YOUR TASK – Collect all lines containing the word "this" from the data.
[begin GIVEN ENTRIES]
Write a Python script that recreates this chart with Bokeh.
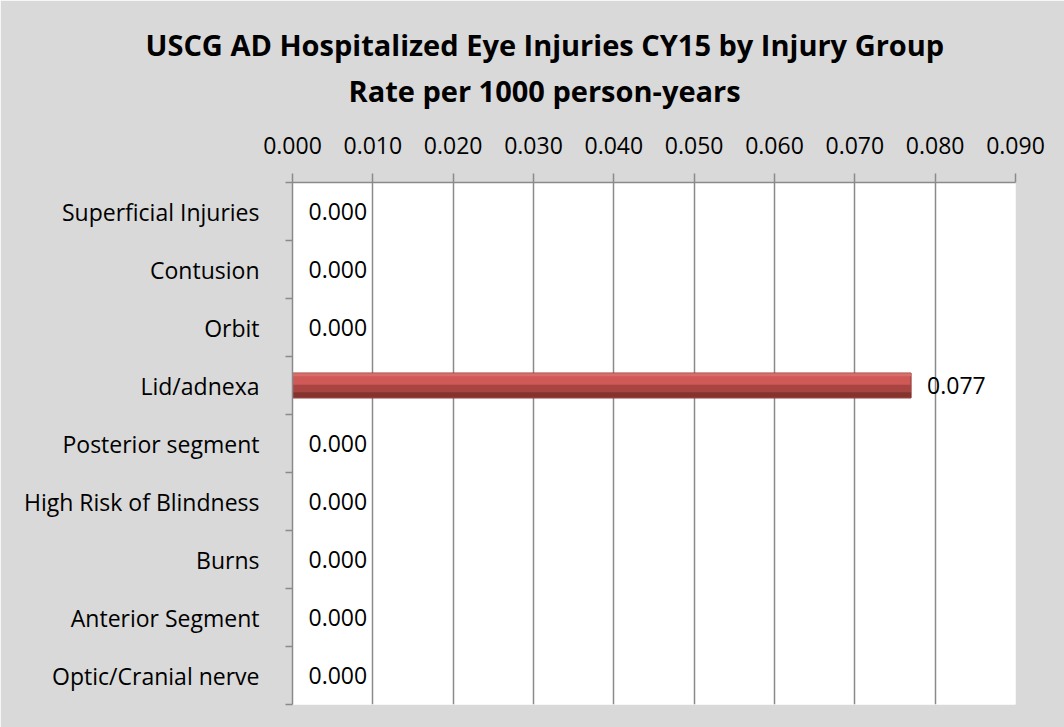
from bokeh.plotting import figure
from bokeh.models import (Range1d, LinearAxis, FixedTicker, Title,
                          NumeralTickFormatter, ColumnDataSource)
from bokeh.core.properties import value
from bokeh.embed import file_html
from bokeh.resources import INLINE

# ---- data ----
categories = ["Superficial Injuries", "Contusion", "Orbit", "Lid/adnexa",
              "Posterior segment", "High Risk of Blindness", "Burns",
              "Anterior Segment", "Optic/Cranial nerve"]
rates = [0.000, 0.000, 0.000, 0.077, 0.000, 0.000, 0.000, 0.000, 0.000]
x_ticks = [0.000, 0.010, 0.020, 0.030, 0.040, 0.050, 0.060, 0.070, 0.080, 0.090]
title_line1 = "USCG AD Hospitalized Eye Injuries CY15 by Injury Group"
title_line2 = "Rate per 1000 person-years"

FONT = "Open Sans"
GRID = "#8a8a8a"
FS = "23px"

n = len(categories)
# category slot centres, first category at the top
ypos = [n - 1 - i + 0.5 for i in range(n)]

source = ColumnDataSource(data=dict(
    cat=categories,
    y=ypos,
    rate=rates,
    label=[f"{v:.3f}" for v in rates],
))

p = figure(width=1064, height=727,
           y_range=Range1d(0, n),
           x_range=Range1d(0, 0.09),
           x_axis_location="above",
           output_backend="svg", toolbar_location=None,
           min_border_left=292, min_border_right=49,
           min_border_top=182, min_border_bottom=23)

p.border_fill_color = "#d9d9d9"
p.background_fill_color = "white"
p.outline_line_color = None

# top x axis
xa = p.xaxis[0]
xa.ticker = FixedTicker(ticks=x_ticks)
xa.formatter = NumeralTickFormatter(format="0.000")
xa.major_tick_out = 9
xa.major_tick_in = 0
xa.minor_tick_line_color = None
xa.major_tick_line_color = GRID
xa.major_tick_line_width = 1.5
xa.axis_line_color = GRID
xa.axis_line_width = 1.5
xa.major_label_text_font = FONT
xa.major_label_text_font_size = FS
xa.major_label_text_color = "black"
xa.major_label_standoff = 20
# blank axis label used only as vertical spacing under the title
xa.axis_label = " "
xa.axis_label_text_font_size = "10px"
xa.axis_label_standoff = 10

p.xgrid.ticker = FixedTicker(ticks=x_ticks)
p.xgrid.grid_line_color = GRID
p.xgrid.grid_line_width = 1.5
p.ygrid.grid_line_color = None

# y axis with tick marks on category boundaries (no labels)
bnd_ticks = list(range(n + 1))
ta = p.yaxis[0]
ta.ticker = FixedTicker(ticks=bnd_ticks)
ta.major_label_overrides = {t: "" for t in bnd_ticks}
ta.major_label_standoff = 0
ta.major_label_text_font_size = "1px"
ta.major_tick_out = 7
ta.major_tick_in = 0
ta.minor_tick_line_color = None
ta.major_tick_line_color = GRID
ta.major_tick_line_width = 1.5
ta.axis_line_color = GRID
ta.axis_line_width = 1.5

# category label axis (labels only, at slot centres)
la = LinearAxis(ticker=FixedTicker(ticks=ypos),
                major_label_overrides={y: c for y, c in zip(ypos, categories)},
                major_tick_out=0, major_tick_in=0, minor_tick_line_color=None,
                axis_line_color=None, major_label_standoff=26,
                major_label_text_font=FONT, major_label_text_font_size=FS,
                major_label_text_color="black")
p.add_layout(la, "left")

# bar with a shaded (bevel-like) look
H = 0.43
p.hbar(y="y", right="rate", left=0, height=H, source=source,
       fill_color="#cf5956", line_color="#8a3836", line_width=1)

def shifted(off):
    return [y + off for y in ypos]

bands = [(-0.09, 0.21, "#a84442"), (-0.16, 0.09, "#84342f"), (0.185, 0.05, "#da6c69")]
for off, hh, col in bands:
    src = ColumnDataSource(data=dict(y=shifted(off), rate=rates))
    p.hbar(y="y", right="rate", left=0, height=hh, source=src,
           fill_color=col, line_color=None)

# data labels
p.text(x="rate", y="y", text="label", source=source, x_offset=16,
       text_align="left", text_baseline="middle",
       text_font=value(FONT), text_font_size=FS, text_color="black")

# two-line title (second line added first so it sits nearer the plot)
p.add_layout(Title(text=title_line2, align="left", offset=56, standoff=0,
                   text_font=FONT, text_font_style="bold", text_font_size="29px",
                   text_color="black"), "above")
p.add_layout(Title(text=title_line1, align="left", offset=-147, standoff=10,
                   text_font=FONT, text_font_style="bold", text_font_size="29px",
                   text_color="black"), "above")

open("out.html", "w").write(file_html(p, INLINE))
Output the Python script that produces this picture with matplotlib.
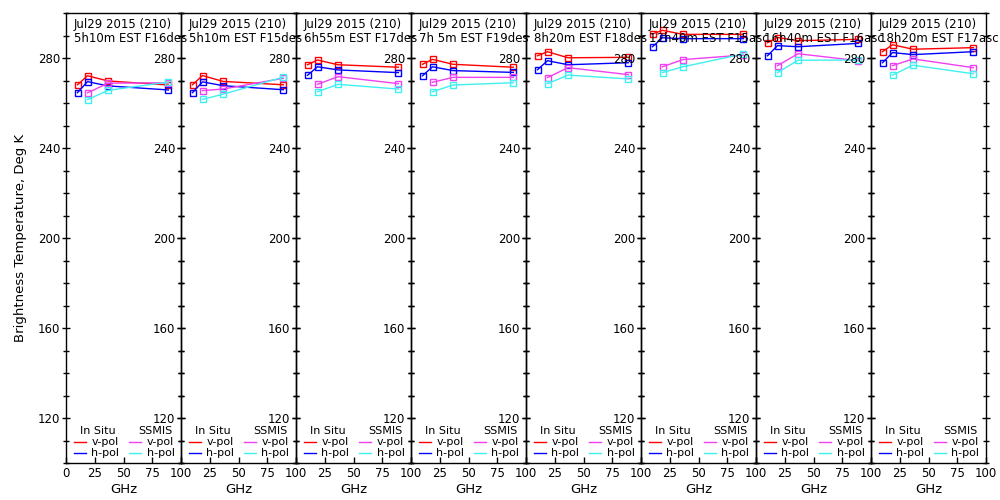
import matplotlib
matplotlib.use("Agg")
import matplotlib.pyplot as plt
from matplotlib.ticker import MultipleLocator, FixedLocator

# channel frequencies (GHz)
insitu_freq = [10.0, 18.7, 36.5, 89.0]
ssmis_freq = [18.7, 36.5, 89.0]

date_line = "Jul29 2015 (210)"
pass_labels = [
    "5h10m EST F16des",
    "5h10m EST F15des",
    "6h55m EST F17des",
    "7h 5m EST F19des",
    "8h20m EST F18des",
    "12h40m EST F15asc",
    "16h40m EST F16asc",
    "18h20m EST F17asc",
]

# brightness temperatures, Deg K, one row per panel
insitu_v = [
    [268.1, 272.1, 269.8, 268.0],
    [268.1, 272.2, 269.6, 268.1],
    [277.0, 279.1, 277.0, 275.9],
    [277.2, 279.4, 277.2, 275.9],
    [281.0, 282.8, 280.1, 280.3],
    [290.7, 292.3, 290.5, 290.5],
    [286.8, 289.1, 287.7, 288.3],
    [282.8, 285.9, 283.9, 284.6],
]
insitu_h = [
    [264.6, 269.5, 267.6, 265.8],
    [264.6, 269.4, 267.7, 265.9],
    [272.3, 276.1, 274.7, 273.5],
    [272.1, 276.1, 274.4, 273.6],
    [274.8, 278.8, 277.0, 277.9],
    [285.0, 289.0, 288.6, 288.6],
    [281.0, 285.5, 285.0, 286.5],
    [277.9, 282.4, 281.5, 282.8],
]
ssmis_v = [
    [264.5, 268.8, 269.0],
    [265.5, 266.2, 271.0],
    [268.3, 271.7, 268.6],
    [269.2, 271.4, 271.4],
    [271.3, 275.7, 272.6],
    [276.1, 279.3, 281.3],
    [276.6, 281.9, 278.8],
    [276.6, 279.6, 275.7],
]
ssmis_h = [
    [261.5, 265.6, 269.3],
    [261.6, 263.9, 271.5],
    [265.0, 268.3, 266.2],
    [265.0, 268.0, 269.0],
    [268.6, 272.4, 270.7],
    [273.5, 276.1, 281.8],
    [273.5, 279.0, 279.1],
    [272.4, 276.8, 273.0],
]

col_iv = "#ff0000"
col_ih = "#0000ff"
col_sv = "#f040f0"
col_sh = "#40f0f0"

fig = plt.figure(figsize=(10, 5), dpi=100)

n = len(pass_labels)
left0, width, bottom, height = 0.066, 0.115, 0.074, 0.900
fs = 8

for i in range(n):
    ax = fig.add_axes([left0 + i * width, bottom, width, height])
    ax.set_facecolor("none")

    mk = dict(marker="s", markersize=4, mfc="none", mew=1, lw=1)
    ax.plot(insitu_freq, insitu_v[i], color=col_iv, **mk)
    ax.plot(insitu_freq, insitu_h[i], color=col_ih, **mk)
    ax.plot(ssmis_freq, ssmis_v[i], color=col_sv, **mk)
    ax.plot(ssmis_freq, ssmis_h[i], color=col_sh, **mk)

    ax.set_xlim(0, 100)
    ax.set_ylim(100, 300)
    ax.xaxis.set_major_locator(FixedLocator([0, 25, 50, 75, 100]))
    ax.yaxis.set_major_locator(FixedLocator([120, 160, 200, 240, 280]))
    ax.yaxis.set_minor_locator(MultipleLocator(10))
    if i == 0:
        ax.set_xticklabels(["0", "25", "50", "75", "100"])
    else:
        ax.set_xticklabels(["", "25", "50", "75", "100"])

    ax.tick_params(axis="x", direction="in", length=4, width=1,
                   labelsize=fs + 0.5, pad=3)
    ax.tick_params(axis="y", which="major", direction="inout", length=6,
                   width=1, left=True, right=True, labelsize=fs + 0.5, pad=1)
    ax.tick_params(axis="y", which="minor", direction="inout", length=4,
                   width=1, left=True, right=True)
    for s in ax.spines.values():
        s.set_linewidth(1)

    ax.set_xlabel("GHz", fontsize=9.5, labelpad=2)
    if i == 0:
        ax.set_ylabel("Brightness Temperature, Deg K", fontsize=9.5,
                      labelpad=8)

    # two line header
    ax.text(0.07, 0.975, date_line, transform=ax.transAxes, fontsize=fs + 0.5,
            va="center", ha="left")
    ax.text(0.07, 0.943, pass_labels[i], transform=ax.transAxes,
            fontsize=fs + 0.5, va="center", ha="left")

    # little legend in the bottom of each panel
    ax.text(0.12, 0.072, "In Situ", transform=ax.transAxes, fontsize=fs,
            va="center", ha="left")
    ax.text(0.63, 0.072, "SSMIS", transform=ax.transAxes, fontsize=fs,
            va="center", ha="left")
    rows = [(0.046, "v-pol", col_iv, col_sv), (0.023, "h-pol", col_ih, col_sh)]
    for y, lab, c1, c2 in rows:
        ax.plot([0.07, 0.175], [y, y], color=c1, lw=1, transform=ax.transAxes)
        ax.text(0.22, y, lab, transform=ax.transAxes, fontsize=fs,
                va="center", ha="left")
        ax.plot([0.55, 0.655], [y, y], color=c2, lw=1, transform=ax.transAxes)
        ax.text(0.70, y, lab, transform=ax.transAxes, fontsize=fs,
                va="center", ha="left")

fig.savefig("out.png", dpi=100)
[end GIVEN ENTRIES]
EXERCISE ANSWER –
Write a Python script that recreates this chart with Bokeh.
Output the Python script that produces this picture with matplotlib.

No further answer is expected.